Exercise:
Skipping all pictures, set down the lines of the listing from the first through the one with "326500, 389500, 444000]".
------------------------------------
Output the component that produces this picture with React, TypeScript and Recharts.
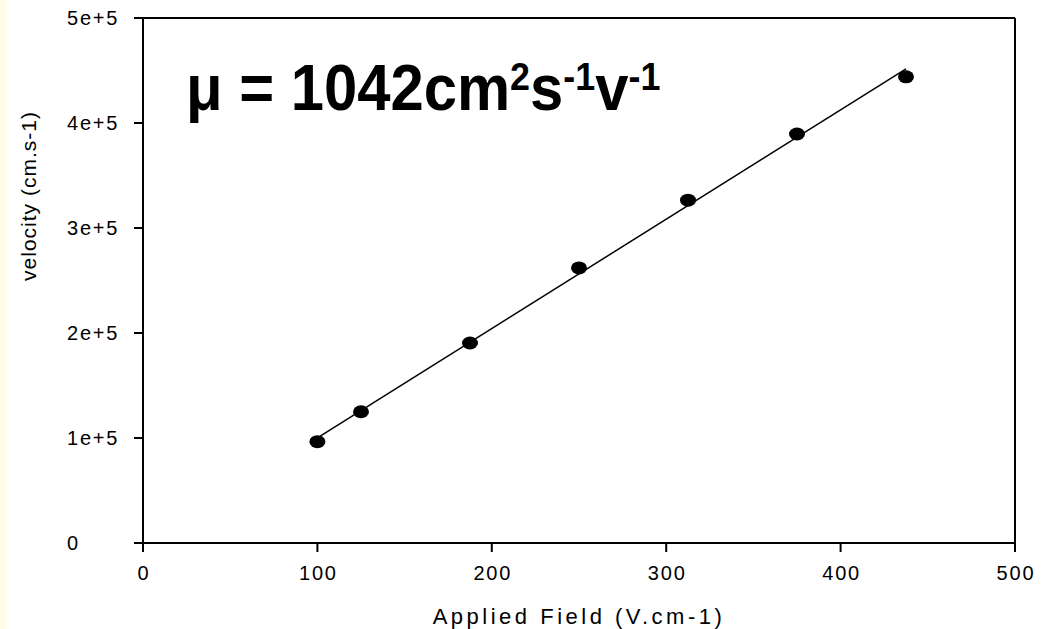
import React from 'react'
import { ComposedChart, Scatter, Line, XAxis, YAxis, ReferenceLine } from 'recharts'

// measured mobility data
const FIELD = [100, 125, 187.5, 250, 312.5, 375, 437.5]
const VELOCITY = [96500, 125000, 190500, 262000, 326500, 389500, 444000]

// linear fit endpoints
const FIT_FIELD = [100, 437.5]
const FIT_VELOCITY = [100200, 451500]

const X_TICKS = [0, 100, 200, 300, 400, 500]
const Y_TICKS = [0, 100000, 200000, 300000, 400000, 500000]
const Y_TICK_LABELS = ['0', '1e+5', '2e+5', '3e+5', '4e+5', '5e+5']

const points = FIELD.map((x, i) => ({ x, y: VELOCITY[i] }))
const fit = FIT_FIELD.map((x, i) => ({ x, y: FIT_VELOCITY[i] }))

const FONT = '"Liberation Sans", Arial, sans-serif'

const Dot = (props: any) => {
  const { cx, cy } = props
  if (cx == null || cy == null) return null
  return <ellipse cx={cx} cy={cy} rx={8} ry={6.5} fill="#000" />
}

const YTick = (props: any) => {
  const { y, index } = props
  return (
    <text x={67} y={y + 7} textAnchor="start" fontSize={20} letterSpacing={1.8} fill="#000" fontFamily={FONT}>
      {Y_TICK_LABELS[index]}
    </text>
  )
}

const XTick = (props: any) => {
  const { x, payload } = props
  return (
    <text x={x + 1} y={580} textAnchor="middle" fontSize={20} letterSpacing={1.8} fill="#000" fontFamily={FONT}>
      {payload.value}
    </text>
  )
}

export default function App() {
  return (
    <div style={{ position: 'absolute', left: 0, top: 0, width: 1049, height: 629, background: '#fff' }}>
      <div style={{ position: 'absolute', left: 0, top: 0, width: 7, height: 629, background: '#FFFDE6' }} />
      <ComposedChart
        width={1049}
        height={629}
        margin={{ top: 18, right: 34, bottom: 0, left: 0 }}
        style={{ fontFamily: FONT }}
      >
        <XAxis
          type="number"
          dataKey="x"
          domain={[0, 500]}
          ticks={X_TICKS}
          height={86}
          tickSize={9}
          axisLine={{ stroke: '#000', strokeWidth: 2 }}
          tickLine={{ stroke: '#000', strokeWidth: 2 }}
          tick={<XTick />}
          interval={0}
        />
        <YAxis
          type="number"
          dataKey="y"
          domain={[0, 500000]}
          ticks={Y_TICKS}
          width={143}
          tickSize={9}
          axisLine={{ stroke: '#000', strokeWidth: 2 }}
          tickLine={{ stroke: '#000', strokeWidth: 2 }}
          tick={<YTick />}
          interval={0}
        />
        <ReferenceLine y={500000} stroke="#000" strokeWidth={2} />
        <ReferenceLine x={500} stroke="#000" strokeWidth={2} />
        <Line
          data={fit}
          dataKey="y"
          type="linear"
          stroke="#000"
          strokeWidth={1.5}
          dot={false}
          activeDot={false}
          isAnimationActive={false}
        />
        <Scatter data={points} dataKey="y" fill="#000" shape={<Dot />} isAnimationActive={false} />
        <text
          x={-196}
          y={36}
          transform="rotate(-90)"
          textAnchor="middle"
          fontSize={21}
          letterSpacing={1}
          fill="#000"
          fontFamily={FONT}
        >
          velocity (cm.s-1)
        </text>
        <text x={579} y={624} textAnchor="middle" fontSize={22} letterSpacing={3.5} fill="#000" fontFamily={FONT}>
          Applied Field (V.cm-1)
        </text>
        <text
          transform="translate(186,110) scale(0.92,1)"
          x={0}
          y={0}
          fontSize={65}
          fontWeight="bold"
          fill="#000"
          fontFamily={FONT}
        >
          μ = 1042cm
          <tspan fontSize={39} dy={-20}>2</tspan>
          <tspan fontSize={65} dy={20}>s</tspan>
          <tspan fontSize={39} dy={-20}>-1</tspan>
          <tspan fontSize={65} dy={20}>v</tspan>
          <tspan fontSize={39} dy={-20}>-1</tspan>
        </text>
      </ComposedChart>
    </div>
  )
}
------------------------------------
Correct answer:
Output the component that produces this picture with React, TypeScript and Recharts.
import React from 'react'
import { ComposedChart, Scatter, Line, XAxis, YAxis, ReferenceLine } from 'recharts'

// measured mobility data
const FIELD = [100, 125, 187.5, 250, 312.5, 375, 437.5]
const VELOCITY = [96500, 125000, 190500, 262000, 326500, 389500, 444000]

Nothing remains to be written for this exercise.